→ **WHAT IS REQUIRED**: Of all the lines in this data, how many include "code"? Respond with the number only.

→ **ROWS**:
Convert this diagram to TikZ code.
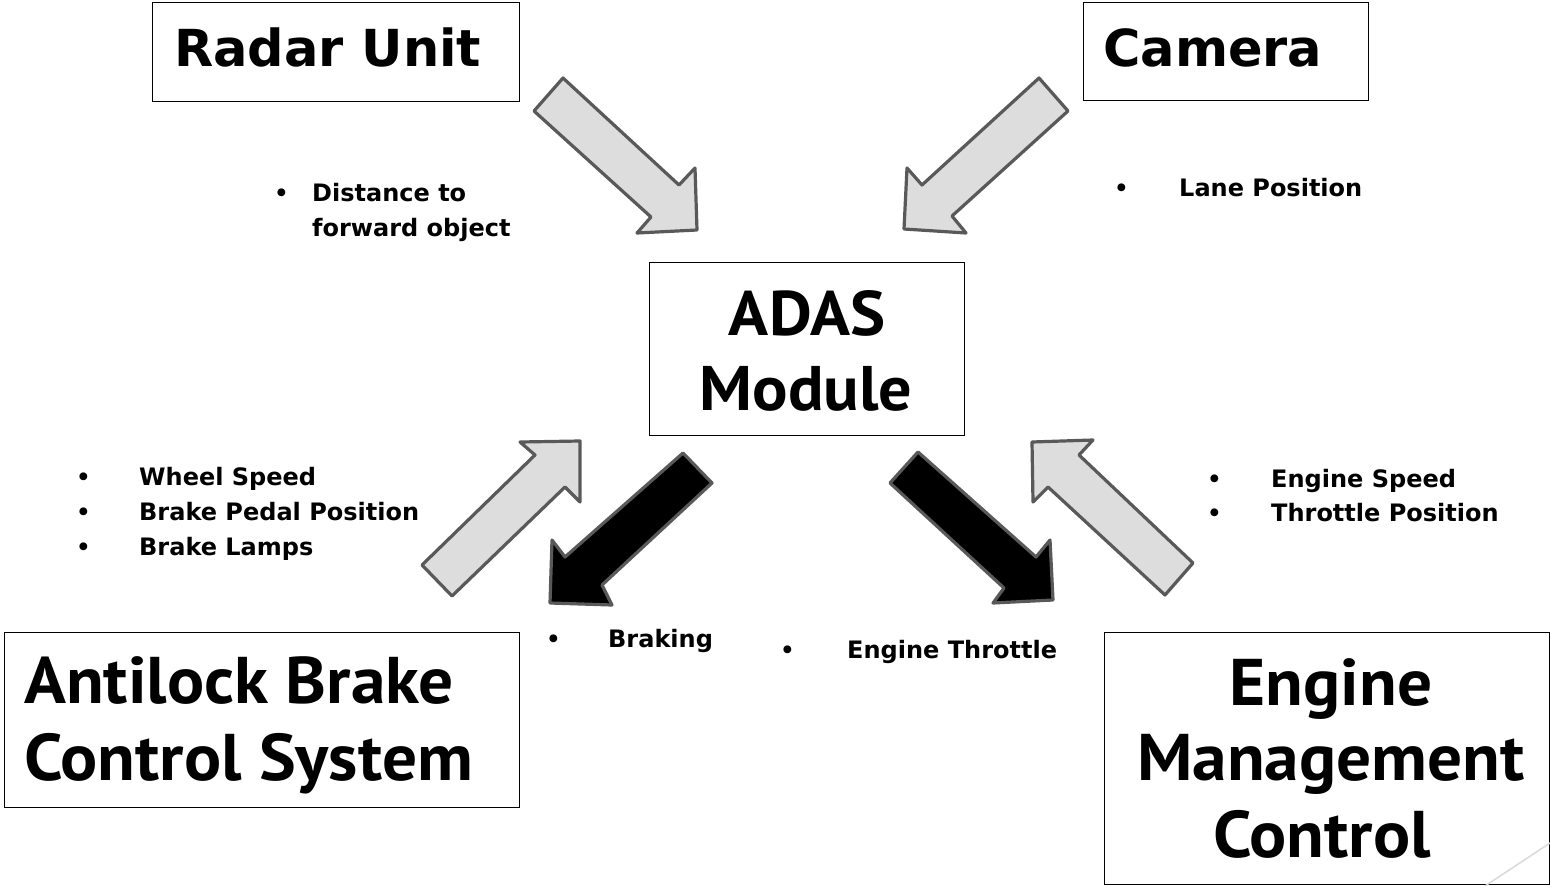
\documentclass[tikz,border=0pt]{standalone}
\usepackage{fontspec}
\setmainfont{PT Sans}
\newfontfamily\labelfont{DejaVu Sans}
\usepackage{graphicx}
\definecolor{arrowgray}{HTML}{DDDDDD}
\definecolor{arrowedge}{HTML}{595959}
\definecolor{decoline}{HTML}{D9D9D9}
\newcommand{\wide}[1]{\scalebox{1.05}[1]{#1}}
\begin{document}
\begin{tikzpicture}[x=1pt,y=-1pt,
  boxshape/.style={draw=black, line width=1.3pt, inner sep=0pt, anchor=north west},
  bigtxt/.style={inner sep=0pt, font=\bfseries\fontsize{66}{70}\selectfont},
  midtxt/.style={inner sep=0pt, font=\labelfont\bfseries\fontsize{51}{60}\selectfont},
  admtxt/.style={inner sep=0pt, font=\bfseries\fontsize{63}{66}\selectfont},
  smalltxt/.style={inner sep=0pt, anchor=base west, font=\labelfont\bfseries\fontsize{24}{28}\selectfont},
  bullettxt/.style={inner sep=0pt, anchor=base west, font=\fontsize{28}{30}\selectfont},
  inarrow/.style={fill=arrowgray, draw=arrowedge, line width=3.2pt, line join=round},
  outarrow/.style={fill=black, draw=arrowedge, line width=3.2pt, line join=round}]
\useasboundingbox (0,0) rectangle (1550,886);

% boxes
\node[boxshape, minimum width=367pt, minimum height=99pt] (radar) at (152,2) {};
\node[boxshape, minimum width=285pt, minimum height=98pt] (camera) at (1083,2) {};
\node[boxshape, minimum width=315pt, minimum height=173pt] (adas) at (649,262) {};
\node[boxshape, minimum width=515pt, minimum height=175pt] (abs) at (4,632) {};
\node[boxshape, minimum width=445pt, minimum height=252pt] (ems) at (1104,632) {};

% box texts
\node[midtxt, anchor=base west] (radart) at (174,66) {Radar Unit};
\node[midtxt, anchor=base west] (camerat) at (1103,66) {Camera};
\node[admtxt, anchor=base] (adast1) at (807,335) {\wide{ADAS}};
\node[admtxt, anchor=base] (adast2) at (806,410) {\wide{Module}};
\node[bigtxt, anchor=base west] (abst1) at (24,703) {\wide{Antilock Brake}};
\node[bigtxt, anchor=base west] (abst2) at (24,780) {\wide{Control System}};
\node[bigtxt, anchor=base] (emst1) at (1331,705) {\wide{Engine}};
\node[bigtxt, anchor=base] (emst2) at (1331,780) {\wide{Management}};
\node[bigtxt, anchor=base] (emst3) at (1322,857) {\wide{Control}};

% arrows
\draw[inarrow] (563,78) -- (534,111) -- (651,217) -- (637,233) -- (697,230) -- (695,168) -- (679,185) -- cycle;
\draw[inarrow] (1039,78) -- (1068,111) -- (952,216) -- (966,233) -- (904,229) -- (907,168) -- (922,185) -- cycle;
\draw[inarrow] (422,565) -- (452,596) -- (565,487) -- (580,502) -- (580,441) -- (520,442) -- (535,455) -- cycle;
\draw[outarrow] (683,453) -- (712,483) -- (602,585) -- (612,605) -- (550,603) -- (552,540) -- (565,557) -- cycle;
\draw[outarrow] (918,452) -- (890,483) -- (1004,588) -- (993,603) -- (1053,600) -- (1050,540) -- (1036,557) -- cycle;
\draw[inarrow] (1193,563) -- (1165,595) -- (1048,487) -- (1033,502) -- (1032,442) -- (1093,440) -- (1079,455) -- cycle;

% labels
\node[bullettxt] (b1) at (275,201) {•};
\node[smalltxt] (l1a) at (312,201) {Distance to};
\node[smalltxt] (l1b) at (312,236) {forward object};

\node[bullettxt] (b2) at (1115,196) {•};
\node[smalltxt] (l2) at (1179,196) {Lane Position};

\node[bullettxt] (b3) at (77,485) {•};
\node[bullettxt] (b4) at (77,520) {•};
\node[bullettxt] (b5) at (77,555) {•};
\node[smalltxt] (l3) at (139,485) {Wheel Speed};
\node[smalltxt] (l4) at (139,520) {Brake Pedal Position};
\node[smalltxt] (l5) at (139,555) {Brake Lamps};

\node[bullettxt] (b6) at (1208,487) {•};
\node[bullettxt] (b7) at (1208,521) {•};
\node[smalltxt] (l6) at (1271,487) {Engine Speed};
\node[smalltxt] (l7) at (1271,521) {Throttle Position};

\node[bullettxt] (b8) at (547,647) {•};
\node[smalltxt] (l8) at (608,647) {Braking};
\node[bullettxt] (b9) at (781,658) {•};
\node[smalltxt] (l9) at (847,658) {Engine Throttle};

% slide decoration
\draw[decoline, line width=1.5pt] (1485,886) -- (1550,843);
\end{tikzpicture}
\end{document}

---

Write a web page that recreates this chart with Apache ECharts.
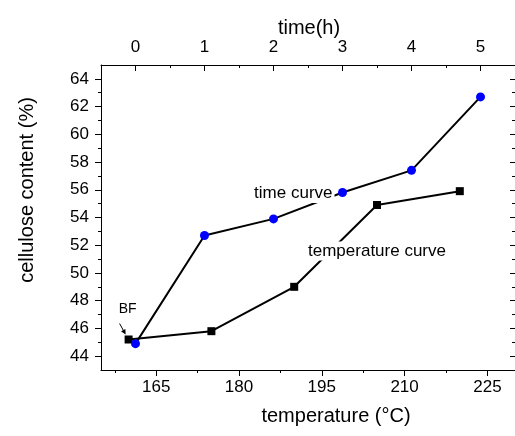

==

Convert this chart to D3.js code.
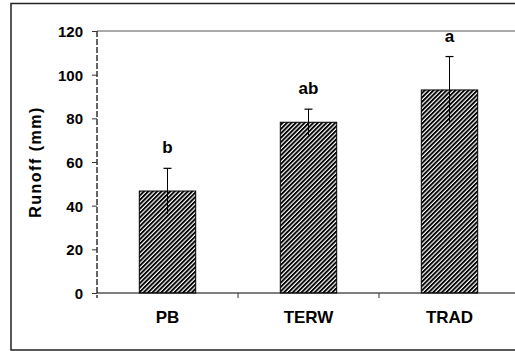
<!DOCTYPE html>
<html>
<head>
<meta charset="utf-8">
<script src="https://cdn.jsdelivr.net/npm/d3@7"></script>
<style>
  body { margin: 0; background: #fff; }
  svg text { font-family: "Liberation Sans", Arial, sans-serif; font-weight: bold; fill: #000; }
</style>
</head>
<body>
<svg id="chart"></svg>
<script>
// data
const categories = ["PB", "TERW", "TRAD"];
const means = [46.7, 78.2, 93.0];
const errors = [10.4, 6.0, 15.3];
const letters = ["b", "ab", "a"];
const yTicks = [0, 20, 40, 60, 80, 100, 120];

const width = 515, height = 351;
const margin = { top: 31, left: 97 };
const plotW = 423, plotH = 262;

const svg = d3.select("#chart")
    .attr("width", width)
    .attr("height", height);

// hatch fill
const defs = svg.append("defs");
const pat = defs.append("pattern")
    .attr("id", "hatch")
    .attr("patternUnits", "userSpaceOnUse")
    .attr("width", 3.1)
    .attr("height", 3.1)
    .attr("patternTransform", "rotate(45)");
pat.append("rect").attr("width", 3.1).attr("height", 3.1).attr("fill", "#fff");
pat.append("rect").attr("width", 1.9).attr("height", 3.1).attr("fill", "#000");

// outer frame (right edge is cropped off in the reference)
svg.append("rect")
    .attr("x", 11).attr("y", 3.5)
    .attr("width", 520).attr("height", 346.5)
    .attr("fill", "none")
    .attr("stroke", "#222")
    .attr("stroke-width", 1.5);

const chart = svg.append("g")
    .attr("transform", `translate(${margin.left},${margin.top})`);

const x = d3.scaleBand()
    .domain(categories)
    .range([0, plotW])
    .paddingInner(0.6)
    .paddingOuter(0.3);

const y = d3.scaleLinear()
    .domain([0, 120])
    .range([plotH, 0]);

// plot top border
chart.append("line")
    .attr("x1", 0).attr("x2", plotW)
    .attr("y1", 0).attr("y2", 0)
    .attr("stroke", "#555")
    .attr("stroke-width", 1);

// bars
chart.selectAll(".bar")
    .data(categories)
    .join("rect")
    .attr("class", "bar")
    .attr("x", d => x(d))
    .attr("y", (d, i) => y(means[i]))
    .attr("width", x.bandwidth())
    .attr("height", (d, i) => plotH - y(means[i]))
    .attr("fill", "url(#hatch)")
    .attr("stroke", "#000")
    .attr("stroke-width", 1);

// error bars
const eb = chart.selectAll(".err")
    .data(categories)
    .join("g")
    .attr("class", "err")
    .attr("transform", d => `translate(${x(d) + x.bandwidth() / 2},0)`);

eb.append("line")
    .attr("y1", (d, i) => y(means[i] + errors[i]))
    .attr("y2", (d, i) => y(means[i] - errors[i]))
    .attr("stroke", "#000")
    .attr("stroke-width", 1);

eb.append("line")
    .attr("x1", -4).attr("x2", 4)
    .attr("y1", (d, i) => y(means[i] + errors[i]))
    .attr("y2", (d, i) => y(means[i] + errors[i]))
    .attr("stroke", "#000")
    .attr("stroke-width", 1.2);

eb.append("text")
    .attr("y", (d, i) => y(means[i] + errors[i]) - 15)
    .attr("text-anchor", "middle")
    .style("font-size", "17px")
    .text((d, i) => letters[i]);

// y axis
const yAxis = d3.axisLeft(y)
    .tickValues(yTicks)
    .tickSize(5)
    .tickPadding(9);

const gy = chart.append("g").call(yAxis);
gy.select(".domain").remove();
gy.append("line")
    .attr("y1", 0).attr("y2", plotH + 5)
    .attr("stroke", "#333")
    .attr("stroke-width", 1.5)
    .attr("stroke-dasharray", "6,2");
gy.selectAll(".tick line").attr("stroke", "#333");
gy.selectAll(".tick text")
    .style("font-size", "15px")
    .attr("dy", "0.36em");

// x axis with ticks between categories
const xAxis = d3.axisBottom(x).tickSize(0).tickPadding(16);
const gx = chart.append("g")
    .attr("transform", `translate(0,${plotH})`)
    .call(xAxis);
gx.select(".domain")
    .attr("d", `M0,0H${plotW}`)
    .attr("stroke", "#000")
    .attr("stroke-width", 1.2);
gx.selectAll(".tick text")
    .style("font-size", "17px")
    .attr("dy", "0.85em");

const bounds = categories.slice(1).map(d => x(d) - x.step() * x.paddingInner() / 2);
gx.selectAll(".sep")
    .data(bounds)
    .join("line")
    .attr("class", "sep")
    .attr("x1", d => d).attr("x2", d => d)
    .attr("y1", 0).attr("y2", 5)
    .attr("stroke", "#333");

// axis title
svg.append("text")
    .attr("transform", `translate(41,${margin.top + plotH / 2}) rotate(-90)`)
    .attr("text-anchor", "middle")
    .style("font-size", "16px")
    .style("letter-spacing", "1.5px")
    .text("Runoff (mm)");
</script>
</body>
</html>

→ **WRITTEN ANSWER**: 2